Ibrahima Maiga
Ce qui était hier un duo invincible, forgé dans les geôles de la République et porté au pouvoir par une vague de colère populaire, ressemble aujourd’hui à un théâtre d’ombres. Bassirou Diomaye Faye, président du Sénégal, et Ousmane Sonko, son Premier ministre et frère d’armes, s’affrontent au grand jour, au risque de faire basculer leur coalition.
La malédiction du pouvoir frappe sans pitié ceux qui s’en approchent de trop près.
Derrière les communiqués officiels et les déclarations tonitruantes, que révèle vraiment cette querelle fratricide ?
Retour en arrière : mars 2024
Après des mois de troubles, manifestations et arrestations arbitraires sous le régime de Macky Sall, le Sénégal retient son souffle. Ousmane Sonko, leader charismatique de Pastef-Les Patriotes, est disqualifié de la course présidentielle par une justice qu’il accuse de partialité.
Au lieu de se retirer, il passe le flambeau à Bassirou Diomaye Faye, ancien inspecteur des douanes discret mais fidèle.
Diomaye mooy Sonko. Diomaye est Sonko.
Faye triomphe au premier tour avec 54,28 % des voix, mettant fin à vingt ans de pouvoir libéral. Sonko est nommé Premier ministre dès le lendemain.
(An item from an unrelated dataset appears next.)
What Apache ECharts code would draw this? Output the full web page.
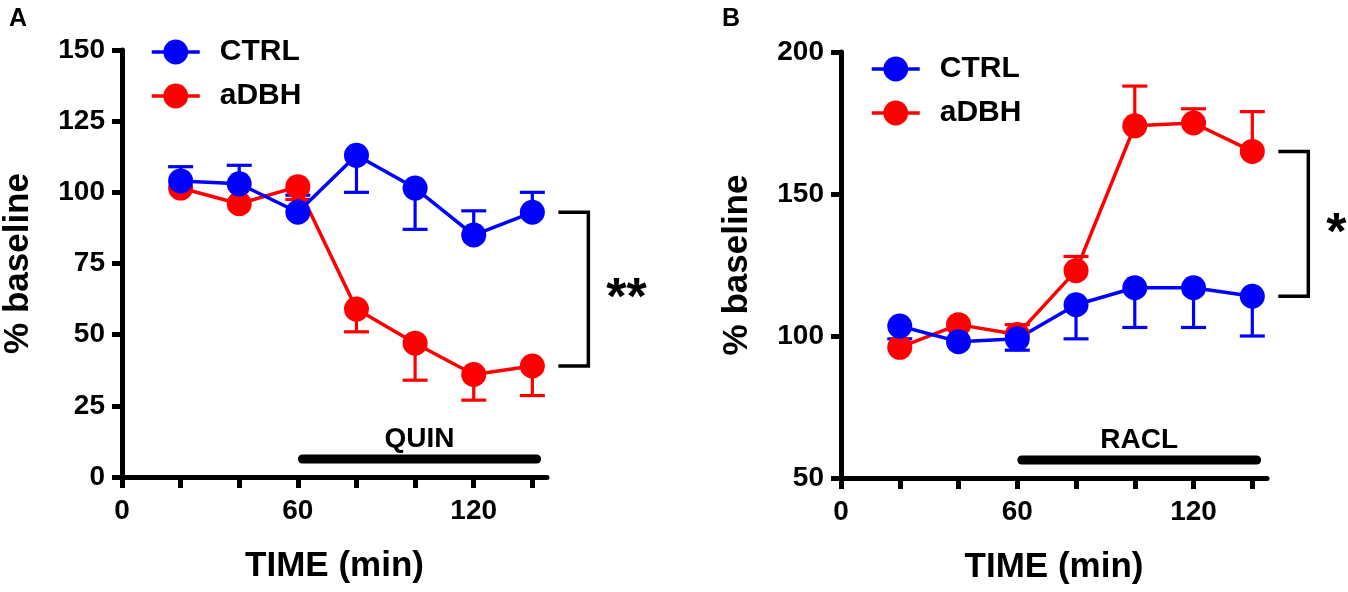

Ensemble, ils incarnent l’espoir d’une refondation : souveraineté, justice sociale et rupture avec les élites corrompues.
Huit mois plus tard : l’idylle vire au cauchemar
Le 12 novembre, Faye annonce par décret la destitution d’Aissatou Mbodj, proche de Sonko, du poste de coordinatrice de la coalition Diomaye Président. Elle est remplacée par Aminata Touré, ancienne Premier ministre et alliée fidèle du président.
Pastef réagit aussitôt :
« Le président n’a pas le pouvoir de destituer quiconque dans cette structure. Pastef ne partage ni les valeurs ni les principes de la nouvelle désignée. »
La fracture est béante et exposée au grand jour, marquant le début d’un conflit ouvert pour le contrôle de l’appareil étatique.
Un contexte économique fragile
La querelle survient alors que le Sénégal négocie un programme avec le Fonds monétaire international. Après la découverte de dettes cachées estimées à plus de onze milliards de dollars, un soutien de 1,8 milliard est gelé et les obligations sénégalaises chutent de plus de 300 points.
Sonko accuse le FMI de pousser à une restructuration que le gouvernement refuse, tandis que le FMI rappelle que c’est une décision souveraine.
Des analystes s’inquiètent : sans cohésion au sommet, comment négocier avec les puissances d’argent ?
Divergences et tensions internes
Les désaccords entre Faye et Sonko ne sont pas nouveaux. Sonko incarne la flamme révolutionnaire avec sa base militante, tandis que Faye, plus technique et diplomate, semble vouloir s’émanciper de l’ombre de son mentor.
Des divergences existent sur :
La gestion des nominations La politique étrangère La stratégie électorale pour les législatives à venir
Pastef menace même de former une nouvelle coalition, laissant la coalition originelle en lambeaux. Aminata Touré est perçue par les soutiens de Sonko comme l’incarnation des anciennes élites que le peuple avait rejetées.
Quel avenir pour le Sénégal ?
Pour l’instant, le gouvernement tient, mais l’image d’un exécutif divisé risque de miner la légitimité du régime.
« Nous sommes des frères, le peuple nous a unis, nous ne nous séparerons pas », déclare Sonko à la télévision nationale.
Malgré ces assurances, le pouvoir reste un poison lent. Ce qui a commencé dans la prison pourrait-il s’achever dans les salons feutrés de la séparation ?
Le Sénégal, berceau de la négritude et terre de résistances, attend la suite de ce feuilleton tragique.
Une leçon pour tous ceux qui croient dompter la Bête : une fois au sommet, la vue est belle, mais la chute est impitoyable.